At 50M-100M users, this network is a monopoly over people’s connectivity to their communities. It is dangerous for a free society to hand such power over to private hands, but if we are going to do so the network needs to be controlled as tightly as possible by democratic means. For starters, there is no reason for such a network to be operated by closed-source code. What are they trying to hide? Who does secret source code serve? Not users, not society. As a compromise, all code repositories within the platform are tailed and released publicly with a six month delay. High intellectual property value code (HIP) and security-related code can be granted exceptions, but they will be rare. I’m excited about time-delayed open source licenses; I think experimentation in this area will make it easier to force platforms to open source.

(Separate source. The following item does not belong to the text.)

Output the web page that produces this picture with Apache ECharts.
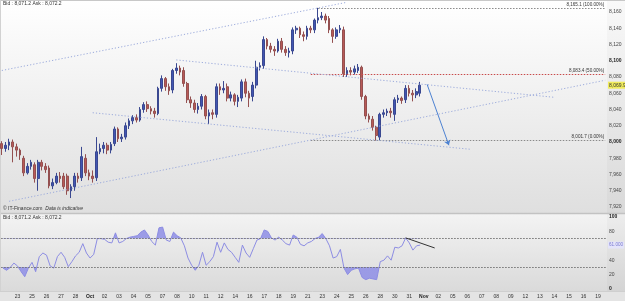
<!DOCTYPE html>
<html>
<head>
<meta charset="utf-8">
<script src="https://cdn.jsdelivr.net/npm/echarts@6.0.0/dist/echarts.min.js"></script>
<style>
html,body{margin:0;padding:0;background:#e4e4e4;}
#main{width:625px;height:301px;}
</style>
</head>
<body>
<div id="main"></div>
<script>
// axis day labels, one every 4 slots
var dayLabels = ['23','25','26','27','28','Oct','02','03','04','05','07','08','10','11','12','14','16','17','18','19',
	'21','23','24','25','26','28','30','31','Nov','02','05','06','07','08','09','12','13','14','15','16','19'];
var slotCount = 167;

var openPrices = [7998,7992,7996,8000,7994,7990,7980,7962,7970,7972, 7955,7975,7970,7968,7946,7950,7958,7958,7958,7940,
	7945,7958,7956,7980,7962,7958,7956,7988,7992,7996, 7990,7998,8016,8004,8006,8020,8026,8030,8027,8040,
	8046,8041,8038,8035,8066,8078,8068,8064,8088,8091, 8088,8072,8052,8048,8040,8044,8056,8032,8036,8034,
	8068,8064,8068,8054,8058,8050,8054,8074,8060,8056, 8070,8092,8094,8126,8118,8114,8112,8124,8114,8110,
	8112,8138,8140,8132,8130,8140,8138,8150,8153,8155, 8152,8138,8130,8138,8138,8084,8088,8086,8088,8092,
	8056,8032,8028,8018,8006,8034,8036,8038,8034,8052, 8054,8052,8066,8060,8058,8060];
var closePrices = [7992,7996,8000,7994,7990,7984,7962,7970,7975,7955, 7975,7970,7966,7946,7950,7958,7955,7945,7940,7945,
	7958,7955,7982,7962,7958,7955,7988,7992,7996,7990, 7997,8016,8004,8006,8020,8026,8030,8027,8040,8046,
	8041,8038,8035,8066,8078,8068,8063,8088,8091,8086, 8072,8052,8048,8040,8044,8056,8032,8036,8034,8068,
	8064,8066,8054,8058,8050,8055,8074,8060,8054,8070, 8092,8094,8126,8118,8114,8112,8124,8114,8110,8112,
	8138,8140,8132,8130,8140,8138,8150,8153,8155,8150, 8138,8130,8138,8140,8084,8088,8086,8090,8092,8056,
	8032,8028,8018,8008,8034,8036,8038,8036,8052,8054, 8051,8066,8060,8058,8062,8069.9];
var lowPrices = [7984,7988,7990,7975,7982,7978,7958,7960,7966,7950, 7940,7965,7962,7943,7942,7948,7950,7942,7935,7931,
	7940,7950,7952,7958,7953,7950,7952,7985,7986,7985, 7986,7995,8000,8000,8003,8016,8022,8024,8025,8036,
	8037,8034,8030,8033,8062,8063,8058,8060,8084,8082, 8068,8048,8042,8036,8035,8040,8028,8022,8028,8030,
	8058,8060,8050,8050,8045,8043,8050,8055,8043,8050, 8066,8088,8090,8114,8110,8106,8110,8110,8106,8104,
	8108,8133,8128,8124,8126,8134,8134,8146,8150,8146, 8134,8122,8127,8134,8080,8080,8082,8083,8085,8052,
	8028,8024,8014,8001.7,8002,8030,8032,8030,8026,8048, 8047,8048,8056,8050,8054,8056];
var highPrices = [8001,8000,8004,8003,7998,7992,7983,7974,7978,7975, 7978,7978,7974,7971,7955,7962,7963,7962,7961,7948,
	7962,7962,7994,7985,7966,7965,8006,7998,8000,7999, 8000,8019,8018,8010,8024,8029,8033,8034,8043,8049,
	8050,8044,8042,8068,8082,8080,8072,8090,8097,8094, 8092,8074,8056,8052,8048,8059,8058,8040,8040,8072,
	8072,8075,8072,8062,8060,8058,8077,8078,8063,8074, 8100,8098,8130,8128,8122,8118,8127,8128,8118,8116,
	8141,8143,8142,8136,8143,8143,8152,8165.1,8160,8158, 8155,8140,8141,8144,8142,8092,8092,8094,8096,8094,
	8058,8035,8032,8020,8036,8040,8041,8042,8055,8058, 8056,8070,8070,8064,8066,8074];

var rsiValues = [29,26,30,36,32,24,17,29,37,24, 45,50,47,32,29,45,51,44,31,38,
	46,51,63,50,43,48,70,70,69,65, 64,78,64,66,70,72,73,74,79,82,
	75,66,61,85,86,68,66,79,74,71, 60,43,33,26,33,51,33,38,45,65,
	51,64,55,51,44,37,61,50,44,56, 68,70,82,80,71,68,72,68,63,61,
	75,72,62,60,64,66,70,72,77,70, 60,43,45,55,29,20,26,28,29,16,
	13,15,14,13,38,40,46,40,58,57, 60,71,64,54,60,61];

var priceTicks = [7920,7940,7960,7980,8000,8020,8040,8060,8080,8100,8120,8140,8160];
var fibLevels = [8165.1, 8083.4, 8001.7];
var fibNames = ['8,165.1 (100.00%)', '8,083.4 (50.00%)', '8,001.7 (0.00%)'];
var rsiLevels = [70, 30];
// drawn lines: [startSlot, startPrice, endSlot, endPrice]
var trendLines = [
	[0, 8088, 95, 8172],
	[2, 7927, 166, 8076],
	[48, 8101, 152, 8055],
	[25, 8036, 129, 7991]
];
var arrowLine = [117, 8071, 123, 7996];
var rsiTrend = [111, 71, 119, 57];
var bidText = 'Bid : 8,071.2 Ask : 8,072.2';

var myChart = echarts.init(document.getElementById('main'));

var slots = [];
var slotLabel = {};
for (var i = 0; i < slotCount; i++) {
	slots.push(String(i));
	slotLabel[i] = (i > 0 && i % 4 === 0 && dayLabels[i / 4 - 1]) ? dayLabels[i / 4 - 1] : '';
}
var candles = [];
for (var j = 0; j < closePrices.length; j++) {
	candles.push([openPrices[j], closePrices[j], lowPrices[j], highPrices[j]]);
}

var fontName = 'Liberation Sans';
var lastClose = closePrices[closePrices.length - 1];
var lastRsi = rsiValues[rsiValues.length - 1];

var priceMarks = [];
fibLevels.forEach(function(v, k){
	var col = k === 1 ? '#c84a4a' : '#8a8a8a';
	var start = k === 0 ? 87 : 85;
	priceMarks.push([
		{coord: [start, v], lineStyle: {color: col, type: [1.5, 1.5], width: 1},
			label: {show: true, position: 'insideEndTop', formatter: fibNames[k], fontSize: 4.6, color: '#333', fontFamily: fontName, distance: 1}},
		{coord: [slotCount - 1, v]}
	]);
});
trendLines.forEach(function(t){
	priceMarks.push([
		{coord: [t[0], t[1]], lineStyle: {color: '#9cabdc', type: [1.2, 2], width: 1}, label: {show: false}},
		{coord: [t[2], t[3]]}
	]);
});
priceMarks.push([
	{coord: [arrowLine[0], arrowLine[1]], symbol: 'none', lineStyle: {color: '#4d82d2', type: 'solid', width: 1}, label: {show: false}},
	{coord: [arrowLine[2], arrowLine[3]], symbol: 'arrow', symbolSize: 5}
]);
priceMarks.push({
	yAxis: lastClose, lineStyle: {color: 'rgba(0,0,0,0)', width: 0},
	label: {show: true, position: 'end', distance: 1, formatter: lastClose.toLocaleString('en-US', {minimumFractionDigits: 1}),
		backgroundColor: '#f1ec5c', color: '#333', fontSize: 5, fontFamily: fontName, padding: [1, 1]}
});

var rsiMarks = [];
rsiLevels.forEach(function(v){
	rsiMarks.push({yAxis: v, lineStyle: {color: '#707070', type: [1.5, 1.5], width: 1}, label: {show: false}});
});
rsiMarks.push([
	{coord: [rsiTrend[0], rsiTrend[1]], lineStyle: {color: '#333', type: 'solid', width: 1}, label: {show: false}},
	{coord: [rsiTrend[2], rsiTrend[3]]}
]);
rsiMarks.push({
	yAxis: lastRsi, lineStyle: {color: 'rgba(0,0,0,0)', width: 0},
	label: {show: true, position: 'end', distance: 1, formatter: lastRsi.toFixed(3),
		backgroundColor: '#e4e4fa', color: '#7a7ad0', fontSize: 4.6, fontFamily: fontName, padding: [1, 1]}
});

function grad(a, b){
	return {type: 'linear', x: 0, y: 0, x2: 0, y2: 1, colorStops: [{offset: 0, color: a}, {offset: 1, color: b}]};
}

myChart.setOption({
	animation: false,
	backgroundColor: '#e4e4e4',
	textStyle: {fontFamily: fontName},
	graphic: [
		{type: 'rect', z: -10, shape: {x: 0, y: 0, width: 625, height: 213}, style: {fill: grad('#ffffff', '#dfdfdf')}},
		{type: 'rect', z: -10, shape: {x: 0, y: 214, width: 625, height: 77}, style: {fill: grad('#f3f3f3', '#dadada')}},
		{type: 'rect', z: -9, shape: {x: 607, y: 0, width: 18, height: 291}, style: {fill: 'rgba(0,0,0,0.025)'}},
		{type: 'line', z: -8, shape: {x1: 0, y1: 213.5, x2: 625, y2: 213.5}, style: {stroke: '#c2c2c2', lineWidth: 1.5}},
		{type: 'line', z: -8, shape: {x1: 0, y1: 291.5, x2: 625, y2: 291.5}, style: {stroke: '#cfcfcf', lineWidth: 1}},
		{type: 'line', z: -8, shape: {x1: 0, y1: 0.5, x2: 625, y2: 0.5}, style: {stroke: '#c8c8c8', lineWidth: 1}},
		{type: 'line', z: -8, shape: {x1: 0.5, y1: 0, x2: 0.5, y2: 291}, style: {stroke: '#d2d2d2', lineWidth: 1}}
	],
	title: [
		{text: bidText, left: 3, top: 1, padding: 0, textStyle: {fontSize: 5, fontWeight: 'normal', color: '#333', fontFamily: fontName}},
		{text: '{a|© IT-Finance.com}  {b|Data is indicative}', left: 3, top: 206, padding: 0,
			textStyle: {fontSize: 5, fontWeight: 'normal', color: '#333', rich: {
				a: {fontSize: 5, color: '#333', fontFamily: fontName},
				b: {fontSize: 5, color: '#333', fontStyle: 'italic', fontFamily: fontName}}}},
		{text: bidText, left: 3, top: 215, padding: 0, textStyle: {fontSize: 5, fontWeight: 'normal', color: '#333', fontFamily: fontName}}
	],
	grid: [
		{left: 0, right: 18, top: 2, height: 211},
		{left: 0, right: 18, top: 217, height: 72}
	],
	xAxis: [
		{type: 'category', gridIndex: 0, data: slots, boundaryGap: true,
			axisLine: {show: false}, axisTick: {show: false}, axisLabel: {show: false}, splitLine: {show: false}},
		{type: 'category', gridIndex: 1, data: slots, boundaryGap: true,
			axisLine: {show: false}, axisTick: {show: false}, splitLine: {show: false},
			axisLabel: {interval: 3, margin: 5, fontSize: 5, color: '#333', fontFamily: fontName,
				formatter: function(v, idx){
					var s = slotLabel[idx] || '';
					return (s === 'Oct' || s === 'Nov') ? '{b|' + s + '}' : s;
				},
				rich: {b: {fontWeight: 'bold', fontSize: 5, fontFamily: fontName, color: '#222'}}}}
	],
	yAxis: [
		{type: 'value', gridIndex: 0, position: 'right', min: 7912.6, max: 8172.3,
			splitLine: {show: false}, axisLine: {show: false}, axisTick: {show: false},
			axisLabel: {customValues: priceTicks, margin: 2, fontSize: 5, color: '#444', fontFamily: fontName,
				formatter: function(v){
					var s = v.toLocaleString('en-US');
					return v % 100 === 0 ? '{b|' + s + '}' : s;
				},
				rich: {b: {fontWeight: 'bold', fontSize: 5, fontFamily: fontName, color: '#222'}}}},
		{type: 'value', gridIndex: 1, position: 'right', min: 0, max: 100, interval: 20,
			splitLine: {show: false}, axisLine: {show: false}, axisTick: {show: false},
			axisLabel: {margin: 2, fontSize: 5, color: '#444', fontFamily: fontName,
				formatter: function(v){
					return (v === 100 || v === 0) ? '{b|' + v + '}' : String(v);
				},
				rich: {b: {fontWeight: 'bold', fontSize: 5, fontFamily: fontName, color: '#222'}}}}
	],
	visualMap: [{
		type: 'piecewise', show: false, seriesIndex: 2, dimension: 1,
		pieces: [
			{gt: 70, color: '#9393e6'},
			{gte: 30, lte: 70, color: 'rgba(255,255,255,0)'},
			{lt: 30, color: '#9393e6'}
		]
	}],
	series: [
		{
			name: 'Price', type: 'candlestick', xAxisIndex: 0, yAxisIndex: 0, data: candles,
			barWidth: '60%',
			itemStyle: {color: '#4256b2', color0: '#b85a57', borderColor: '#3a4890', borderColor0: '#945050', borderWidth: 1},
			markLine: {silent: true, symbol: 'none', animation: false, data: priceMarks}
		},
		{
			name: 'RSI', type: 'line', xAxisIndex: 1, yAxisIndex: 1, data: rsiValues,
			symbol: 'none', showSymbol: false, z: 4,
			lineStyle: {color: '#8d8de3', width: 1},
			markLine: {silent: true, symbol: 'none', animation: false, data: rsiMarks}
		},
		{
			name: 'RSI zone', type: 'line', xAxisIndex: 1, yAxisIndex: 1, data: rsiValues,
			symbol: 'none', showSymbol: false, z: 3, silent: true,
			lineStyle: {width: 0, opacity: 0},
			areaStyle: {origin: 70, opacity: 0.9}
		}
	]
});

window.onresize = function(){
	myChart.resize();
}
</script>
</body>
</html>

At 100M+ users, this network is indistinguishable from the state, except it’s inexplicably in private hands. Any datasets used internally must be anonymized and shared with licensed competitors. If that can’t be done for technical reasons, the datasets don’t get to exist. Operations on a platform of this scale are inherently political, and decisions over such operations must be made using the best political means we know of. To me, this means democracy. We don’t yet know how to inclusively govern megaplatforms, but these companies will be required to fund research into governance at scale. As a strawman, consider a governing board made up of owners, elected officials, platform developers/workers, and users.
You can think of analogous rubber bands for search: zero-cost inclusion of competitors for Google’s various integrated services (hotels/flights being recent contentious examples). Maybe Google should be required to open its indexes to licensed competitors. And clearly we’re not served by Google’s excellent source code being kept secret.
Rubber bands should apply to commerce and logistics, too. When food delivery apps were taking off, we could allow light regulations while they found product-market fit. Now, we need to be ramping up minimum wages and benefits for platform workers. We should be escalating sustainability requirements as well: set a timeline for banning ICE cars and non-compostable packaging. Data/code transparency requirements should escalate just like with social networks.
I imagine this regulation proposal could draw criticism from the left: We don’t want to have better-behaved monopolists control our technological institutions, we want to own them ourselves. I definitely see this critique, but I think of these escalating regulations as non-reformist reforms. As a collectivity we don’t yet know how to build and govern megaplatforms. Privately-held platforms with strong democratic controls give us a playground to experiment with while we plan for a better future. I ultimately share the same goal as many on the left: platform expropriation.